When we think teacher, we think classroom. When we think leader, we think the corner office or the lectern or a general in front of their troops. But the truth is that a teacher can do their job anywhere and in many forms, just as a leader can.
Plutarch would say of Socrates that he “did not set up desks for his students, sit in a teacher’s chair, or reserve a prearranged time for lecturing and walking with his pupils. No, he practiced philosophy while joking around (when the chance arose) and drinking and serving on military campaigns and hanging around the marketplace with some of his students, and finally, even while under arrest and drinking the hemlock. He was the first to demonstrate that our lives are open to philosophy at all times and in every aspect, while experiencing every emotion, and in each and every activity.”

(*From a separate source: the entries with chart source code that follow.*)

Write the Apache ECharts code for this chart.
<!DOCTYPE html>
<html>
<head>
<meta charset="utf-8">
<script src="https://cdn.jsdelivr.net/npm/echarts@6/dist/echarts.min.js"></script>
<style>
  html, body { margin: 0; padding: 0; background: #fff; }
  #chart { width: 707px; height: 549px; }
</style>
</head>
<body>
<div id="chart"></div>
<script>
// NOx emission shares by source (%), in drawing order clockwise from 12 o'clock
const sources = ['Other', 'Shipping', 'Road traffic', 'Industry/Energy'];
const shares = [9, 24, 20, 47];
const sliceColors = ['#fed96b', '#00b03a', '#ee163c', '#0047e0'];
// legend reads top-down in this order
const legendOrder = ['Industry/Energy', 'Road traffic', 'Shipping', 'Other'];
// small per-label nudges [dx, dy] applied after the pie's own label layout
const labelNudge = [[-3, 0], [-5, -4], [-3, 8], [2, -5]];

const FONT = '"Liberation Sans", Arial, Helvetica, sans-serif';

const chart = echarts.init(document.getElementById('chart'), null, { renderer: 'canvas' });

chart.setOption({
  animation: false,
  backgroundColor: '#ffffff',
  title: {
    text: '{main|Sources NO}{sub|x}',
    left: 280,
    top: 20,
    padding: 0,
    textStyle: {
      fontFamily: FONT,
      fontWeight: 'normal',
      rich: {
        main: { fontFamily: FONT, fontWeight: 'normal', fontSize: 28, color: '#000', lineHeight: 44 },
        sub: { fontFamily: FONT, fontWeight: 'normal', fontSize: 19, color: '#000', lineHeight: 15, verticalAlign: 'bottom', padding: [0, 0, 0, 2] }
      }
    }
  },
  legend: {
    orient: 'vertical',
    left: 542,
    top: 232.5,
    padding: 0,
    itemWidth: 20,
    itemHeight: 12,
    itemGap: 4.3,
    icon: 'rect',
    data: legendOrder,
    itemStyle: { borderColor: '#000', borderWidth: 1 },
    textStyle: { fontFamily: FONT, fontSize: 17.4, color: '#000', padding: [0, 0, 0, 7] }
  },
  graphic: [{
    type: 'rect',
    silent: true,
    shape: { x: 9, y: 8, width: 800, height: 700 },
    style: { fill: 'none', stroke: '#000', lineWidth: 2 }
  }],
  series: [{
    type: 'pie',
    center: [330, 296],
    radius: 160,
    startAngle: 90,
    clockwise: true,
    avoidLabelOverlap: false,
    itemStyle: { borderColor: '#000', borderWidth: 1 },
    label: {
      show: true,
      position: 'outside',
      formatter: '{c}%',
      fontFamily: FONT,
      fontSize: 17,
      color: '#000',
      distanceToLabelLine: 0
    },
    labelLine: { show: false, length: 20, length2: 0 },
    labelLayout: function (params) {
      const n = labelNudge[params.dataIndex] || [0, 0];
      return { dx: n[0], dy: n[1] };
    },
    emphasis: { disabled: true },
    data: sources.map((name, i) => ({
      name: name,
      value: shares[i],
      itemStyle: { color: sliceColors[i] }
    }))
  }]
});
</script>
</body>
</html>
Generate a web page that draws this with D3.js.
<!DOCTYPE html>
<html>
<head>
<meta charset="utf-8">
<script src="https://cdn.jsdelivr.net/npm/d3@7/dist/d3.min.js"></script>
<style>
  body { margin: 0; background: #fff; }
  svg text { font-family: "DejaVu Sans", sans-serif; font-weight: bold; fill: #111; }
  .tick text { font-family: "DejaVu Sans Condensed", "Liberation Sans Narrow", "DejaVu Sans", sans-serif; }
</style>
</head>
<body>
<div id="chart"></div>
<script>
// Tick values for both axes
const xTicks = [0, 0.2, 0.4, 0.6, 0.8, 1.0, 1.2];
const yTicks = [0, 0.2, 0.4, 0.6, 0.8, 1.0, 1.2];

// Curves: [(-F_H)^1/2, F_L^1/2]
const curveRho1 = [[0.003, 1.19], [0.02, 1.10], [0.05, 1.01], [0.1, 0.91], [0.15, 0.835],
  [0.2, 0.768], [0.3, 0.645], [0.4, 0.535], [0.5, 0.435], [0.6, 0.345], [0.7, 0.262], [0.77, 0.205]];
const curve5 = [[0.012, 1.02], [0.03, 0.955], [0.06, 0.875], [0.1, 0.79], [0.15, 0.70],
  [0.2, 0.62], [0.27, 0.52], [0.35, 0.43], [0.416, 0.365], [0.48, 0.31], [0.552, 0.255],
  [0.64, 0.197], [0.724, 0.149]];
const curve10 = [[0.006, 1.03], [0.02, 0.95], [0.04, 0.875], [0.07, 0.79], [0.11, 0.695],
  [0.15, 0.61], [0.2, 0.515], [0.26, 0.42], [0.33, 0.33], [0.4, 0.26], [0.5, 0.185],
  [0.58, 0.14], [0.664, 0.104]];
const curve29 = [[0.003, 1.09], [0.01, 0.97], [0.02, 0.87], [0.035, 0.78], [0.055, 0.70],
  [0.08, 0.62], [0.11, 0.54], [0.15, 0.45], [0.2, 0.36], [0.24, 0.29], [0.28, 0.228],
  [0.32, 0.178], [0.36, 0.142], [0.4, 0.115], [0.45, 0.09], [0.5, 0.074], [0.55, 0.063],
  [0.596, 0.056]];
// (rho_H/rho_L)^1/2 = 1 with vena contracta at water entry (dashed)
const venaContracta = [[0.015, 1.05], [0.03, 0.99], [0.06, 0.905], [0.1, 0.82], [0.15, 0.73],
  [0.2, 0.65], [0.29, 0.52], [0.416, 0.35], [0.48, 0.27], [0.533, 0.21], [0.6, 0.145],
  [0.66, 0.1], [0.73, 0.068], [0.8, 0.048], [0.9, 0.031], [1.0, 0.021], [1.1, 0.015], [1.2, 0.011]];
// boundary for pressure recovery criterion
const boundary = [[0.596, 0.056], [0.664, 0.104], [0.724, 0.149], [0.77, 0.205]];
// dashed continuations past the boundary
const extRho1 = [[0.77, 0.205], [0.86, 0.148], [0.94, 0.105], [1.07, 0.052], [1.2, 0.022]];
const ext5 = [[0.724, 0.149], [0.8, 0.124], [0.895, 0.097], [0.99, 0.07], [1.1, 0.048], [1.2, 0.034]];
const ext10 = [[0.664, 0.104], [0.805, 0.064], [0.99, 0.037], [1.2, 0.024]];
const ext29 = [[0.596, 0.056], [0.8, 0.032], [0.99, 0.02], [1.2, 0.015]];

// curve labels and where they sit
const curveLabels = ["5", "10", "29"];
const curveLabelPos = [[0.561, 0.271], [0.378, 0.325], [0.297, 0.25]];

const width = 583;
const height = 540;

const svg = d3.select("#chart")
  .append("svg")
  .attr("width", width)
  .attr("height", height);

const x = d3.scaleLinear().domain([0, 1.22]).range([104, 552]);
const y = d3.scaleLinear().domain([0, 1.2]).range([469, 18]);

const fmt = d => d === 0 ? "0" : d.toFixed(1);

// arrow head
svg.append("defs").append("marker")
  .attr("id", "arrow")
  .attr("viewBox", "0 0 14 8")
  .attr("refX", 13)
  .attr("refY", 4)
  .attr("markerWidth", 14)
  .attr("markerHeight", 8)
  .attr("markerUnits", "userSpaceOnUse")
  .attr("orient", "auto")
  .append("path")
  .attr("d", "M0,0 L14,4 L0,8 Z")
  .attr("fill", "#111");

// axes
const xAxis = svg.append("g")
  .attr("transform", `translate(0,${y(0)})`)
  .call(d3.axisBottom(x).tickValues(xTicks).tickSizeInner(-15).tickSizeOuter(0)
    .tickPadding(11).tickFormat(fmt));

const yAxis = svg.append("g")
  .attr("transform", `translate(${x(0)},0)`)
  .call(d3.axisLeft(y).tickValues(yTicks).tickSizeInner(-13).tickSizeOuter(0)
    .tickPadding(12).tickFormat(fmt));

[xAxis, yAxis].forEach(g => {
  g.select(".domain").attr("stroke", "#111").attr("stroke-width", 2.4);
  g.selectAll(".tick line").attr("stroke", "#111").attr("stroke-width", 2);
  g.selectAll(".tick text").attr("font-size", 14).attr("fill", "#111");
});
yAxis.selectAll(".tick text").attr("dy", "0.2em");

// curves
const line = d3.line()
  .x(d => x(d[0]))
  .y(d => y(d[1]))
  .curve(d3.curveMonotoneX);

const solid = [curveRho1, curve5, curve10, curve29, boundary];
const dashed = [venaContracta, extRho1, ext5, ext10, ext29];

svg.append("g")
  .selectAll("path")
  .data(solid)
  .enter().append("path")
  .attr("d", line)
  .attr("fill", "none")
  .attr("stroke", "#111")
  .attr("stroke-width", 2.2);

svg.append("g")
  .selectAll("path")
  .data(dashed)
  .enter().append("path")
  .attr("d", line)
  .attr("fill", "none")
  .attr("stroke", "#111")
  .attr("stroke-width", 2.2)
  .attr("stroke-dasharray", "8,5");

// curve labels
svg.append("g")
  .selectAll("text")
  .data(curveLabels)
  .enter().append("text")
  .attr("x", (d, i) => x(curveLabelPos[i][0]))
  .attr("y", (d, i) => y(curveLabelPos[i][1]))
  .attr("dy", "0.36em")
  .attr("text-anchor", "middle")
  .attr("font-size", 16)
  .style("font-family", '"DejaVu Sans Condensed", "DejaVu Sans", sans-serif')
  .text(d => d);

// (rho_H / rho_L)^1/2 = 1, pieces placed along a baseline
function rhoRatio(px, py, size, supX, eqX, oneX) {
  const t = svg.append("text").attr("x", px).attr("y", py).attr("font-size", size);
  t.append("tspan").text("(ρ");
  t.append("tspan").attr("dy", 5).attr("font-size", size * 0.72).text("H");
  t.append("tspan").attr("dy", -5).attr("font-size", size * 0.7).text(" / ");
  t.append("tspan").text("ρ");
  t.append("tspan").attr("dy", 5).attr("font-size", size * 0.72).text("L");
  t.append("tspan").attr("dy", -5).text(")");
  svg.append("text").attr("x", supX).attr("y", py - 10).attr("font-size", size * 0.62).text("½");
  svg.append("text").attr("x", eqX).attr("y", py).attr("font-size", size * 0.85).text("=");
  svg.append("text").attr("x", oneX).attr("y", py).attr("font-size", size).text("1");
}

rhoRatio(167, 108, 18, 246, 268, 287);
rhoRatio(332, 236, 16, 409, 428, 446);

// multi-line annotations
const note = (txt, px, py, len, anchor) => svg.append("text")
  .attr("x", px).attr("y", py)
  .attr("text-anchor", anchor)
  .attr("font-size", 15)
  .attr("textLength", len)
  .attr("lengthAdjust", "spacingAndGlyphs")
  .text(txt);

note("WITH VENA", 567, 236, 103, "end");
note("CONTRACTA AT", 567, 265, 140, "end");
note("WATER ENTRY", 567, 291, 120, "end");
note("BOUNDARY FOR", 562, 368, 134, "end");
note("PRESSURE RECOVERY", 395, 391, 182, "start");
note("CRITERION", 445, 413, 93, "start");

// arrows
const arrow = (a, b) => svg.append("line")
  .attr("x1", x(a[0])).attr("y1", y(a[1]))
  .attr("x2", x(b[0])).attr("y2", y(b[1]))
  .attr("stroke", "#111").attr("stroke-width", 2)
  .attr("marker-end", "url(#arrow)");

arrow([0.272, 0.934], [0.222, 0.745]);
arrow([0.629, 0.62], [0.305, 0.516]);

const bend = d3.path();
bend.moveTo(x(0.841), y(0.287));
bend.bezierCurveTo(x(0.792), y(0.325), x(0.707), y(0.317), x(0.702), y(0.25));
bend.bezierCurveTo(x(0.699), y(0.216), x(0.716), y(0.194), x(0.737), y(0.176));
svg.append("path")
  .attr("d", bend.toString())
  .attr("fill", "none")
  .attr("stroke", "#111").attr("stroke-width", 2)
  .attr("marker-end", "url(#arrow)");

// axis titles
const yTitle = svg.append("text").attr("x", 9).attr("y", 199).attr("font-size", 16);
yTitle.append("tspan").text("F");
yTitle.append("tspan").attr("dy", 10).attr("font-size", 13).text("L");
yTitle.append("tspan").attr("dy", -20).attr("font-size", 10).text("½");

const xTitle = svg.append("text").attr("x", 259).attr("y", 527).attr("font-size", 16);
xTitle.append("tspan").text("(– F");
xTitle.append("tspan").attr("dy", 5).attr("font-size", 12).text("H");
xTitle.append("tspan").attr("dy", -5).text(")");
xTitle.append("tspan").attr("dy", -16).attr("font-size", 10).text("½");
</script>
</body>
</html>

As with teaching and with leadership and with philosophy, so too with parenting. You can be a dad anywhere. It’s not just on fishing trips or at family dinners. It’s not just about carrying them around in a baby bjorn or going to back-to-school night. It’s not about punishments or incentives, or rules or life lessons, though of course it’s also about all these things too.

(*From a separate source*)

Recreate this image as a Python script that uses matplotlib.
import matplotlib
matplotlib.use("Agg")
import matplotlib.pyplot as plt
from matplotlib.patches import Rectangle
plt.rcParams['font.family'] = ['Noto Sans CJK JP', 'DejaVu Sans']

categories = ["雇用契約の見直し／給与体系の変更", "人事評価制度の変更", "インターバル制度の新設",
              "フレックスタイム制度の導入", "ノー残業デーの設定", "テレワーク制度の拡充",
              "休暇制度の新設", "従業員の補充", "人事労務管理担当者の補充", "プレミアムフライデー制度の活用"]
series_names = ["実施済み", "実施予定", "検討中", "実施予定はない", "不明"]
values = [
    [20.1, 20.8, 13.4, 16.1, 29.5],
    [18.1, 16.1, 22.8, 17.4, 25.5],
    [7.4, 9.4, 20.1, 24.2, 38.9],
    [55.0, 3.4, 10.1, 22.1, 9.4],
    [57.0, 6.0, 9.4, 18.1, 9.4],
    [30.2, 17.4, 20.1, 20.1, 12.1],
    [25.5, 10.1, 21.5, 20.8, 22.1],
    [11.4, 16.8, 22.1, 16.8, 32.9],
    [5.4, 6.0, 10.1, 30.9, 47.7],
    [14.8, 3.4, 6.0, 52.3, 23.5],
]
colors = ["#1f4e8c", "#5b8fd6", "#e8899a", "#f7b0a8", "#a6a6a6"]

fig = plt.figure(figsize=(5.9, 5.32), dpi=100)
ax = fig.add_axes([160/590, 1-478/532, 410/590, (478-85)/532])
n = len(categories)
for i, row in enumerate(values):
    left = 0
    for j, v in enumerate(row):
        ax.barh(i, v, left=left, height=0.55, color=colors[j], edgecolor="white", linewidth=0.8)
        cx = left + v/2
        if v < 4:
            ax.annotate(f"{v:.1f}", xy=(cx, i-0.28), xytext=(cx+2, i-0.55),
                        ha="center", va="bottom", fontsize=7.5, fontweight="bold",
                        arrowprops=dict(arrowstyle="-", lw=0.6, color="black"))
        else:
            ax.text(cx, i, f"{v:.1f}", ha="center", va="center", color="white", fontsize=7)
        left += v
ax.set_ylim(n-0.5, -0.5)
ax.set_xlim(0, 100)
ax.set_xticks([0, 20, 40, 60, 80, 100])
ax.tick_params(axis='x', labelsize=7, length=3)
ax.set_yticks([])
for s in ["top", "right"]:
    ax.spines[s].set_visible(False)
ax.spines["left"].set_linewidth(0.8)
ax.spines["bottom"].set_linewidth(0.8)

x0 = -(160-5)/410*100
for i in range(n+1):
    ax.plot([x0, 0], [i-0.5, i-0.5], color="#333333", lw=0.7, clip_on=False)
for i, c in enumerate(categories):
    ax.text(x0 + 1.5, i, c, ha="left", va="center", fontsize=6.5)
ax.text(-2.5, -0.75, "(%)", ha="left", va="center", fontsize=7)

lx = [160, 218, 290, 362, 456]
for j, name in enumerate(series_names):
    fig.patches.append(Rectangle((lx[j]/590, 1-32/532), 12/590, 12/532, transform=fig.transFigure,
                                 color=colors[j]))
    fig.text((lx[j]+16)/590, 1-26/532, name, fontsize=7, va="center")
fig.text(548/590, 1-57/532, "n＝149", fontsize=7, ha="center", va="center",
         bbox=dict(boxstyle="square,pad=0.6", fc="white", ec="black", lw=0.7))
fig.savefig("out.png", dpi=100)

Remember what we’ve talked about with quality time vs. garbage time? It may just be that the most impact you’ll have as a dad will come while joking around, it may come on a walk, it may come with how you do your job (and show them your work), it may come on a family vacation or it may come while you’re watching TV and make some passing comment that lands in exactly the right way. It may come—god forbid—on your deathbed, as you depart from this life with courage and compassion, showing them that they don’t need to be afraid, that you love them and that they’ll be okay without you.
Being a Dad is not some official thing. It’s not sitting on high, doling out pronouncements and demanding obedience. It’s something you do anywhere and everywhere, every minute of every day in the same way that Socrates taught—by example, by getting down to their level, by being open, and by adapting to the situation at hand.